Results are that this set is litered with exposures that are spot on for a bit then a dose of sporadic random -1 1/3, -.66 -.33, then I would see that and fixit - wash, rinse repeat. In this light it's not a big deal with this camera at this ISO. The shot at the top is one that I liked - it happened to be off 2/3 stop. Yea I fixed it in post - no you cannot tell the difference between in camera and post with this minor exposure correction.
That's not the point - I was paying way more attention to the moving subject, framing - especially with this background, the light (overhead is tricky with eyes) and at this moment the little bit of breeze - wind. It wasn't a breezy day - every once in a while a tiny little puff of wind would blow and hit the dress just the right way. That's what I wanted along with the movement of the subject. Far more important than that 2/3 stop. What I hate is having that variablility shot to shot I have to go fix. To hell with that. AE saved me no time in calculating what the exposure should be at the beginning - none. It may actually have taken 2 seconds longer. AE lock is not REALLY AE lock - it's AE lock until the camera at various points decides it's not any more.
All cameras are like this - of course you can pay very very close attention to that if you want - me, I rather not. For what and how I shoot. Real AE lock (manual) is just a better solution for my working method. I already knew this but I still wanted to see if it would actually help me someway. Okay 2013 test over - nope doesn't help me a bit.

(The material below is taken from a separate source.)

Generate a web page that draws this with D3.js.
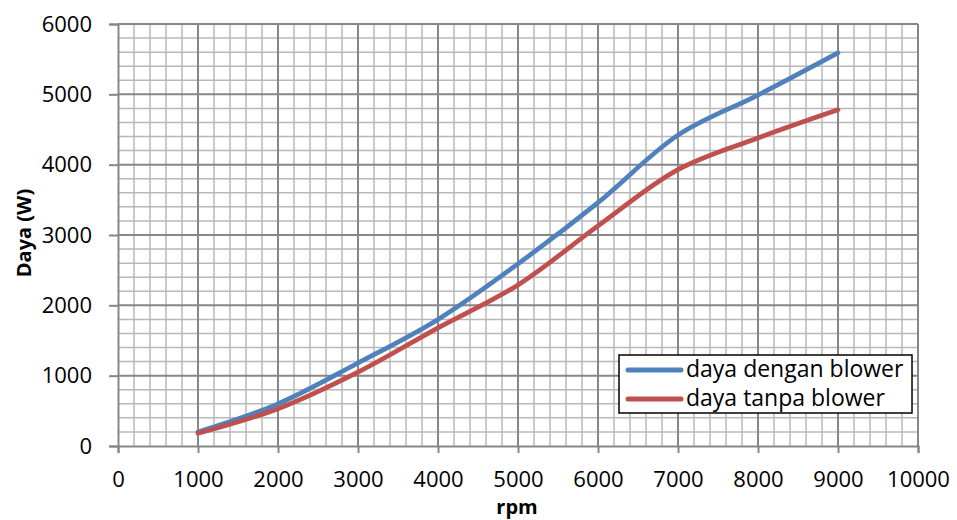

What about the changing light? Well I am already paying attention to the light - closely. That's what us photographers do isn't it? The session right before this - indoors I was shooting manual. Paying attention to the light - a cloud came between the sun and us… um yep saw the light change instantly and actually just waited a minute - took time to chat until the light came back - then just started shooting again. I am far better at paying attention to what's going on with the subject than what my camera is doing - I just want it to do what I tell it to most of the time. Not because of any righteous bullshit - because it works for me and saves me time in post. If I am shooting manual I can take a look at the first shot in my processing tool of choice. I will be a third off at best. Correct and apply that to the entire set - done.
Now real quick let's jump to the other side of the fence of things that do help. You know I absolutely love working in Apple Aperture right? Well I do. I hate Lightroom - I never use it to do my selects, metadata, etc. but… ACR does have a lot of things going for it depending on the situation. Local adjustment implementation for one - more on that some other day. Here I used Lightroom for this set entirely because it works. Specifically this set is a mess due to barrel distortion of my 50mm 1.4G. With strong verticals all the way to the edge lens correction is a god send - especially with lens profiles where I don't have to do anything. So I will use Lightroom ACR on this set. Done.
The point is to absolutely have some sort of working method that you can use repeatably, reliably, where you know what the hell you are doing. Changing that up willy-nilly every time you make pictures leads nowhere - a good baseline on how you work is the cure to most screw-ups and fumbling and bumbling and surprises (bad ones). Exploring other working methods and taking a look at how they might work for you is also not a bad idea - not every time you shoot but here and there… Same goes for tools. Whatever works.